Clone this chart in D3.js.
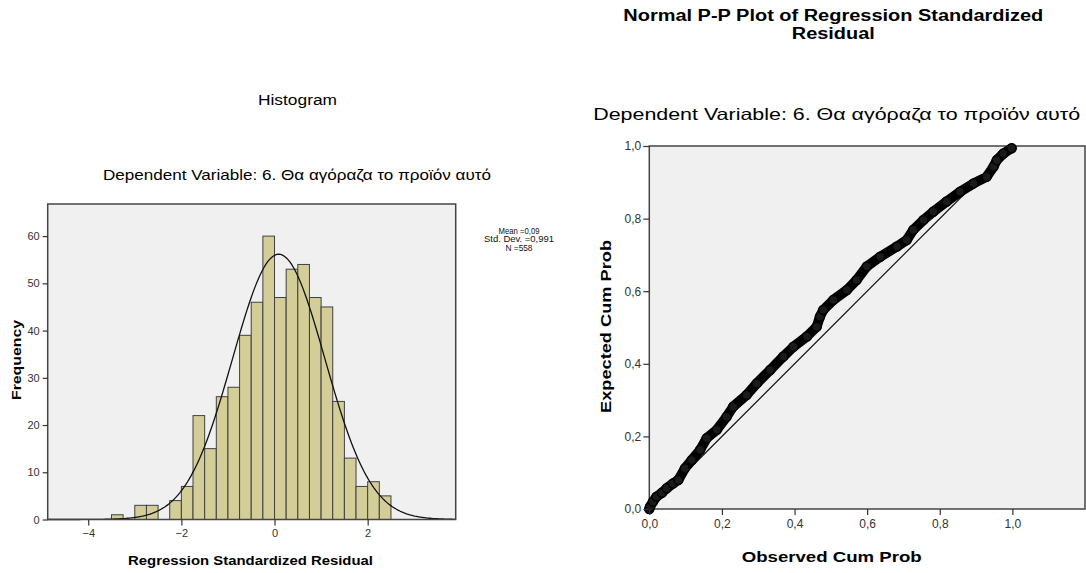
<!DOCTYPE html>
<html>
<head>
<meta charset="utf-8">
<script src="https://cdn.jsdelivr.net/npm/d3@7"></script>
<style>
body { margin: 0; background: #fff; }
svg { display: block; }
text { font-family: "Liberation Sans", Arial, sans-serif; }
</style>
</head>
<body>
<svg width="1086" height="573"></svg>
<script>
// histogram: lower edge of each bin and its count
var binLower = [-3.5, -3.25, -3.0, -2.75, -2.5, -2.25, -2.0, -1.75, -1.5, -1.25, -1.0, -0.75,
                -0.5, -0.25, 0.0, 0.25, 0.5, 0.75, 1.0, 1.25, 1.5, 1.75, 2.0, 2.25];
var binCounts = [1, 0, 3, 3, 0, 4, 7, 22, 15, 26, 28, 39,
                 46, 60, 47, 53, 54, 47, 45, 25, 13, 7, 8, 5];
var binWidth = 0.25;
var resMean = 0.09, resSd = 0.991, resN = 558;
var histXTicks = [-4, -2, 0, 2];
var histYTicks = [0, 10, 20, 30, 40, 50, 60];
var legendLines = ["Mean =0,09", "Std. Dev. =0,991", "N =558"];

// P-P plot: observed vs expected cumulative probability
var ppObserved = [0.0, 0.002, 0.01, 0.02, 0.035, 0.048, 0.065, 0.08, 0.098, 0.117, 0.14, 0.158,
                  0.186, 0.213, 0.231, 0.268, 0.296, 0.333, 0.369, 0.397, 0.434, 0.461, 0.47, 0.479,
                  0.507, 0.544, 0.571, 0.599, 0.636, 0.682, 0.709, 0.727, 0.755, 0.782, 0.819, 0.856,
                  0.893, 0.929, 0.948, 0.957, 0.975, 0.998];
var ppExpected = [0.0, 0.006, 0.02, 0.034, 0.045, 0.057, 0.07, 0.08, 0.112, 0.135, 0.163, 0.195,
                  0.218, 0.254, 0.282, 0.314, 0.346, 0.383, 0.42, 0.447, 0.475, 0.502, 0.53, 0.548,
                  0.576, 0.603, 0.631, 0.668, 0.695, 0.723, 0.741, 0.769, 0.796, 0.819, 0.847, 0.874,
                  0.897, 0.915, 0.943, 0.961, 0.979, 0.994];
var ppTicks = [0, 0.2, 0.4, 0.6, 0.8, 1.0];

var svg = d3.select("svg");
var comma = function(v) { return d3.format(".1f")(v).replace(".", ","); };

// text helper: fixed size, stretched to the width measured on the picture
function label(x, y, str, size, width, opts) {
    opts = opts || {};
    var t = svg.append("text")
        .attr("x", x).attr("y", y)
        .attr("text-anchor", "middle")
        .attr("font-size", size)
        .attr("font-weight", opts.bold ? "bold" : "normal")
        .attr("fill", opts.color || "#000")
        .text(str);
    if (width) t.attr("textLength", width).attr("lengthAdjust", "spacingAndGlyphs");
    if (opts.rotate) t.attr("transform", "rotate(-90," + x + "," + y + ")");
    return t;
}

/* ---------- histogram ---------- */
var hx = d3.scaleLinear().domain([-4.87, 3.89]).range([47.7, 455.7]);
var hy = d3.scaleLinear().domain([0, 66.8]).range([519.5, 204]);

svg.append("rect")
    .attr("x", hx.range()[0]).attr("y", hy.range()[1])
    .attr("width", hx.range()[1] - hx.range()[0])
    .attr("height", hy.range()[0] - hy.range()[1])
    .attr("fill", "#f0f0f0");

var bins = binLower.map(function(lo, i) { return {lo: lo, n: binCounts[i]}; })
    .filter(function(d) { return d.n > 0; });

svg.append("g").selectAll("rect")
    .data(bins)
    .enter().append("rect")
    .attr("x", function(d) { return hx(d.lo); })
    .attr("y", function(d) { return hy(d.n); })
    .attr("width", function(d) { return hx(d.lo + binWidth) - hx(d.lo); })
    .attr("height", function(d) { return hy(0) - hy(d.n); })
    .attr("fill", "#d3ce97")
    .attr("stroke", "#404040")
    .attr("stroke-width", 1);

// normal curve from the stated mean / sd / N
var curveX = d3.range(hx.domain()[0], hx.domain()[1] + 0.001, 0.04);
var pdf = function(x) {
    var z = (x - resMean) / resSd;
    return resN * binWidth * Math.exp(-0.5 * z * z) / (resSd * Math.sqrt(2 * Math.PI));
};
svg.append("path")
    .datum(curveX)
    .attr("fill", "none")
    .attr("stroke", "#111")
    .attr("stroke-width", 1.3)
    .attr("d", d3.line().x(function(d) { return hx(d); }).y(function(d) { return hy(pdf(d)); }));

svg.append("rect")
    .attr("x", hx.range()[0]).attr("y", hy.range()[1])
    .attr("width", hx.range()[1] - hx.range()[0])
    .attr("height", hy.range()[0] - hy.range()[1])
    .attr("fill", "none")
    .attr("stroke", "#444")
    .attr("stroke-width", 1.5);

var hxAxis = svg.append("g")
    .attr("transform", "translate(0," + hy(0) + ")")
    .call(d3.axisBottom(hx).tickValues(histXTicks).tickSize(6).tickSizeOuter(0).tickPadding(4));
var hyAxis = svg.append("g")
    .attr("transform", "translate(" + hx.range()[0] + ",0)")
    .call(d3.axisLeft(hy).tickValues(histYTicks).tickSize(5).tickSizeOuter(0).tickPadding(3));
[hxAxis, hyAxis].forEach(function(a) {
    a.select(".domain").remove();
    a.selectAll(".tick line").attr("stroke", "#333").attr("stroke-width", 1.2);
    a.selectAll("text").attr("font-size", 11).attr("fill", "#333")
        .attr("font-family", "Liberation Sans, Arial, sans-serif");
});

label(297.5, 105, "Histogram", 14, 79);
label(297, 180, "Dependent Variable: 6. Θα αγόραζα το προϊόν αυτό", 14.5, 388);
label(20.5, 360, "Frequency", 13, 80, {bold: true, rotate: true});
label(250.5, 565, "Regression Standardized Residual", 13, 245, {bold: true});

var legendWidths = [41, 70, 27];
legendLines.forEach(function(s, i) {
    label(519, 233.5 + i * 8.5, s, 8.5, legendWidths[i], {color: "#111"});
});

/* ---------- P-P plot ---------- */
var px = d3.scaleLinear().domain([0, 1.2]).range([649.3, 1085]);
var py = d3.scaleLinear().domain([0, 1]).range([509, 146]);

svg.append("rect")
    .attr("x", px.range()[0]).attr("y", py.range()[1])
    .attr("width", px.range()[1] - px.range()[0])
    .attr("height", py.range()[0] - py.range()[1])
    .attr("fill", "#f0f0f0")
    .attr("stroke", "#444")
    .attr("stroke-width", 1.5);

svg.append("line")
    .attr("x1", px(0)).attr("y1", py(0))
    .attr("x2", px(1)).attr("y2", py(1))
    .attr("stroke", "#111")
    .attr("stroke-width", 1.2);

var ppData = ppObserved.map(function(o, i) { return [o, ppExpected[i]]; });

svg.append("path")
    .datum(ppData)
    .attr("fill", "none")
    .attr("stroke", "#000")
    .attr("stroke-width", 10)
    .attr("stroke-linecap", "round")
    .attr("stroke-linejoin", "round")
    .attr("d", d3.line().x(function(d) { return px(d[0]); }).y(function(d) { return py(d[1]); }));

svg.append("g").selectAll("circle")
    .data(ppData)
    .enter().append("circle")
    .attr("cx", function(d) { return px(d[0]); })
    .attr("cy", function(d) { return py(d[1]); })
    .attr("r", 4.5)
    .attr("fill", "#1a1a1a")
    .attr("stroke", "#000")
    .attr("stroke-width", 1.5);

var pxAxis = svg.append("g")
    .attr("transform", "translate(0," + py(0) + ")")
    .call(d3.axisBottom(px).tickValues(ppTicks).tickFormat(comma).tickSize(6).tickSizeOuter(0).tickPadding(4));
var pyAxis = svg.append("g")
    .attr("transform", "translate(" + px(0) + ",0)")
    .call(d3.axisLeft(py).tickValues(ppTicks).tickFormat(comma).tickSize(6).tickSizeOuter(0).tickPadding(2));
[pxAxis, pyAxis].forEach(function(a) {
    a.select(".domain").remove();
    a.selectAll(".tick line").attr("stroke", "#333").attr("stroke-width", 1.2);
    a.selectAll("text").attr("font-size", 12).attr("fill", "#333")
        .attr("font-family", "Liberation Sans, Arial, sans-serif");
});

label(833.3, 21, "Normal P-P Plot of Regression Standardized", 16, 420, {bold: true});
label(833.3, 39, "Residual", 16, 83, {bold: true});
label(836.7, 120, "Dependent Variable: 6. Θα αγόραζα το προϊόν αυτό", 16.5, 487);
label(611, 326.5, "Expected Cum Prob", 15, 173, {bold: true, rotate: true});
label(831.7, 562, "Observed Cum Prob", 15, 180, {bold: true});
</script>
</body>
</html>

**Set task**
Restate exactly, please, only the lines between the start of the data and the line containing "var comma = function(v)", both ends included, skipping the pictures.

**Output of the task**
Clone this chart in D3.js.
<!DOCTYPE html>
<html>
<head>
<meta charset="utf-8">
<script src="https://cdn.jsdelivr.net/npm/d3@7"></script>
<style>
body { margin: 0; background: #fff; }
svg { display: block; }
text { font-family: "Liberation Sans", Arial, sans-serif; }
</style>
</head>
<body>
<svg width="1086" height="573"></svg>
<script>
// histogram: lower edge of each bin and its count
var binLower = [-3.5, -3.25, -3.0, -2.75, -2.5, -2.25, -2.0, -1.75, -1.5, -1.25, -1.0, -0.75,
                -0.5, -0.25, 0.0, 0.25, 0.5, 0.75, 1.0, 1.25, 1.5, 1.75, 2.0, 2.25];
var binCounts = [1, 0, 3, 3, 0, 4, 7, 22, 15, 26, 28, 39,
                 46, 60, 47, 53, 54, 47, 45, 25, 13, 7, 8, 5];
var binWidth = 0.25;
var resMean = 0.09, resSd = 0.991, resN = 558;
var histXTicks = [-4, -2, 0, 2];
var histYTicks = [0, 10, 20, 30, 40, 50, 60];
var legendLines = ["Mean =0,09", "Std. Dev. =0,991", "N =558"];

// P-P plot: observed vs expected cumulative probability
var ppObserved = [0.0, 0.002, 0.01, 0.02, 0.035, 0.048, 0.065, 0.08, 0.098, 0.117, 0.14, 0.158,
                  0.186, 0.213, 0.231, 0.268, 0.296, 0.333, 0.369, 0.397, 0.434, 0.461, 0.47, 0.479,
                  0.507, 0.544, 0.571, 0.599, 0.636, 0.682, 0.709, 0.727, 0.755, 0.782, 0.819, 0.856,
                  0.893, 0.929, 0.948, 0.957, 0.975, 0.998];
var ppExpected = [0.0, 0.006, 0.02, 0.034, 0.045, 0.057, 0.07, 0.08, 0.112, 0.135, 0.163, 0.195,
                  0.218, 0.254, 0.282, 0.314, 0.346, 0.383, 0.42, 0.447, 0.475, 0.502, 0.53, 0.548,
                  0.576, 0.603, 0.631, 0.668, 0.695, 0.723, 0.741, 0.769, 0.796, 0.819, 0.847, 0.874,
                  0.897, 0.915, 0.943, 0.961, 0.979, 0.994];
var ppTicks = [0, 0.2, 0.4, 0.6, 0.8, 1.0];

var svg = d3.select("svg");
var comma = function(v) { return d3.format(".1f")(v).replace(".", ","); };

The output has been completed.